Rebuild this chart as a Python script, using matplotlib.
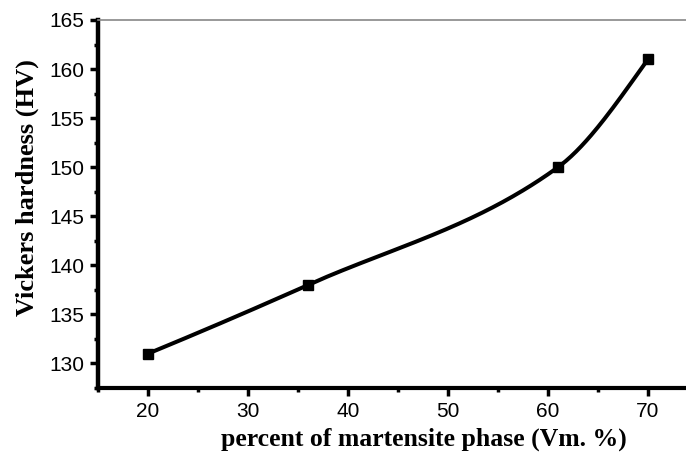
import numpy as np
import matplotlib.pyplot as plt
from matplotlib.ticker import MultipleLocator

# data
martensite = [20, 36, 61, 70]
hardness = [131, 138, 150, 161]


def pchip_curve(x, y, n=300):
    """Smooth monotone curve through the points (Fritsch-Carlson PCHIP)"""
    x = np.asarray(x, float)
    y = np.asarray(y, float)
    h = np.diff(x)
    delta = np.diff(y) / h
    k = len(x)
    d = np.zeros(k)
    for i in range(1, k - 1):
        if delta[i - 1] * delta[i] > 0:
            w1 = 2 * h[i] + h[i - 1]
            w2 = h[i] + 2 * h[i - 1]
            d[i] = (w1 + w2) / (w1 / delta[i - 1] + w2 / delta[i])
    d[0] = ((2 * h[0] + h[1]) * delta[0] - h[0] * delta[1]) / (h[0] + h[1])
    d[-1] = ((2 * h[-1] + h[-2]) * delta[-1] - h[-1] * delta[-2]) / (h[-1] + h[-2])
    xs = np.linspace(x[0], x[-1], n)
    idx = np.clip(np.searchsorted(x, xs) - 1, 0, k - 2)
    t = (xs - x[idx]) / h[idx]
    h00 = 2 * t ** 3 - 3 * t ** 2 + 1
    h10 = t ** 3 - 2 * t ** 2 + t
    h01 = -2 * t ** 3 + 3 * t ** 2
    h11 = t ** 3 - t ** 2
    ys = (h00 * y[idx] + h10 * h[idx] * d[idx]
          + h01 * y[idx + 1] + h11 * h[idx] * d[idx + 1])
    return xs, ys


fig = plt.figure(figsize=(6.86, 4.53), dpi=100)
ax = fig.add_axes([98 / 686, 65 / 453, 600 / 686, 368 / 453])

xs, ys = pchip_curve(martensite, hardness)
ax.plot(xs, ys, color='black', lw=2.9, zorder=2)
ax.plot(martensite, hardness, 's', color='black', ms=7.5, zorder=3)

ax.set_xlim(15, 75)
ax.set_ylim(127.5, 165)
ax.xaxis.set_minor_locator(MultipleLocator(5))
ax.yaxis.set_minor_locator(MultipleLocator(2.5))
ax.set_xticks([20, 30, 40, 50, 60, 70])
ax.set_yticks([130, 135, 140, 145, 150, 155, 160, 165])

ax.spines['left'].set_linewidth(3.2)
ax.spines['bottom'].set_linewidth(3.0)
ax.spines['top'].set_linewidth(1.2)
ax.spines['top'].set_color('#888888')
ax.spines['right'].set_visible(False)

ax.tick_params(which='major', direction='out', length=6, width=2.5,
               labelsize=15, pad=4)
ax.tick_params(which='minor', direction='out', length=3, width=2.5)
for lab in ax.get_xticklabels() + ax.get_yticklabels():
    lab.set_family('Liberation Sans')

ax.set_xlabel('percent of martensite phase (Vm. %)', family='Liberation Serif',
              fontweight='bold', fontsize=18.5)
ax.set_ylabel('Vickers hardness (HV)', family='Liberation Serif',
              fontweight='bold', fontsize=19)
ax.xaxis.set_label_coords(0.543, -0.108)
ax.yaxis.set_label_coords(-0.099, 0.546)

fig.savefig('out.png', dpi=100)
--------------------------------
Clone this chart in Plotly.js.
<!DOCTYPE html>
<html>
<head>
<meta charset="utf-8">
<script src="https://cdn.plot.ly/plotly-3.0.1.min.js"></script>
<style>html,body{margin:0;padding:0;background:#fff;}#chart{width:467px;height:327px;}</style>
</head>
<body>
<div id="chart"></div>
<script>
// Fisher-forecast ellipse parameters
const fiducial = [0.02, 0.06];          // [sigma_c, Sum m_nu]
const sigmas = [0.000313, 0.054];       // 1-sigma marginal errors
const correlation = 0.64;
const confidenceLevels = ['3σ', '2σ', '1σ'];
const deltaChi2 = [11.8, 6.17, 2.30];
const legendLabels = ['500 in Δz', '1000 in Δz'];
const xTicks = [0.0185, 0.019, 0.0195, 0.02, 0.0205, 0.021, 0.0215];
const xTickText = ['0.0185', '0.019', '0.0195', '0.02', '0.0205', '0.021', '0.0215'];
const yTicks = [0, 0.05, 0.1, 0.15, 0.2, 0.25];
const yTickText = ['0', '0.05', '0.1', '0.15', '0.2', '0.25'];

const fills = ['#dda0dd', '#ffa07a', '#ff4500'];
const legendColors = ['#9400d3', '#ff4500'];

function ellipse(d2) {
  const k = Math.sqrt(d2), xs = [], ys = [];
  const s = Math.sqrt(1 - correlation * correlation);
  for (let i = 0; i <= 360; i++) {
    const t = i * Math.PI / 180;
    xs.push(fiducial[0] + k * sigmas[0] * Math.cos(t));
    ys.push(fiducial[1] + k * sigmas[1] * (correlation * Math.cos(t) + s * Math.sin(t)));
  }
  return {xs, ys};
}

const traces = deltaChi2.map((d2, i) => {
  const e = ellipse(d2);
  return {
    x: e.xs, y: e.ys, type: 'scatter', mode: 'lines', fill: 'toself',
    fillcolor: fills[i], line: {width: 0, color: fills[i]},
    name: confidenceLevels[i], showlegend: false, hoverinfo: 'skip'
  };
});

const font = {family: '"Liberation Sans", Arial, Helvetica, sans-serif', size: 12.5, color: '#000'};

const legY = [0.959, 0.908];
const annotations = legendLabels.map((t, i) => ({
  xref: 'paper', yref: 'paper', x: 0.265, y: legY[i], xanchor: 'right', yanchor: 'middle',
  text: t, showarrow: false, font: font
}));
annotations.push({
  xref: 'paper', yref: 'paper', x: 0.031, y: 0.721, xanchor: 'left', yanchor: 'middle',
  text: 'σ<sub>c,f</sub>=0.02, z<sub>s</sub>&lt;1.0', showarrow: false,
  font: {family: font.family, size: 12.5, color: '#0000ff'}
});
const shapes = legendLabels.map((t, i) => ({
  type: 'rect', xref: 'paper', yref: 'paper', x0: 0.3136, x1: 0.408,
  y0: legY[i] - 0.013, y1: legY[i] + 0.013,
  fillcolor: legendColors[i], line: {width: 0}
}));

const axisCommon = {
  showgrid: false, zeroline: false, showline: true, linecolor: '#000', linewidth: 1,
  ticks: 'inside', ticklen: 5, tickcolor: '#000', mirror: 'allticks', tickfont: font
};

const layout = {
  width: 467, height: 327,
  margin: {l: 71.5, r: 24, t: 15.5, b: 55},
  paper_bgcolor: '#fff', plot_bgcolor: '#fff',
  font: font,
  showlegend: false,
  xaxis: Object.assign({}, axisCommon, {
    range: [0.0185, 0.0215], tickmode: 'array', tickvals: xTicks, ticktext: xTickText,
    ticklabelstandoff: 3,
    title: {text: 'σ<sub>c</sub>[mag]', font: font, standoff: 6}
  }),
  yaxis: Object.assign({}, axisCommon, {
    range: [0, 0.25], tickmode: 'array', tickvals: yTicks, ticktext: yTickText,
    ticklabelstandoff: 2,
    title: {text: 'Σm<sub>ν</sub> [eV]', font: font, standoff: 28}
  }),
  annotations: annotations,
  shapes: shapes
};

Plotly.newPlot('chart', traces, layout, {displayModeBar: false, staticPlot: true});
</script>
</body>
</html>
--------------------------------
Skip every picture. Repeat the lines from the one with "Rebuild this chart" through the one with "hardness = [131, 138, 150, 161]", both ends included.

Rebuild this chart as a Python script, using matplotlib.
import numpy as np
import matplotlib.pyplot as plt
from matplotlib.ticker import MultipleLocator

# data
martensite = [20, 36, 61, 70]
hardness = [131, 138, 150, 161]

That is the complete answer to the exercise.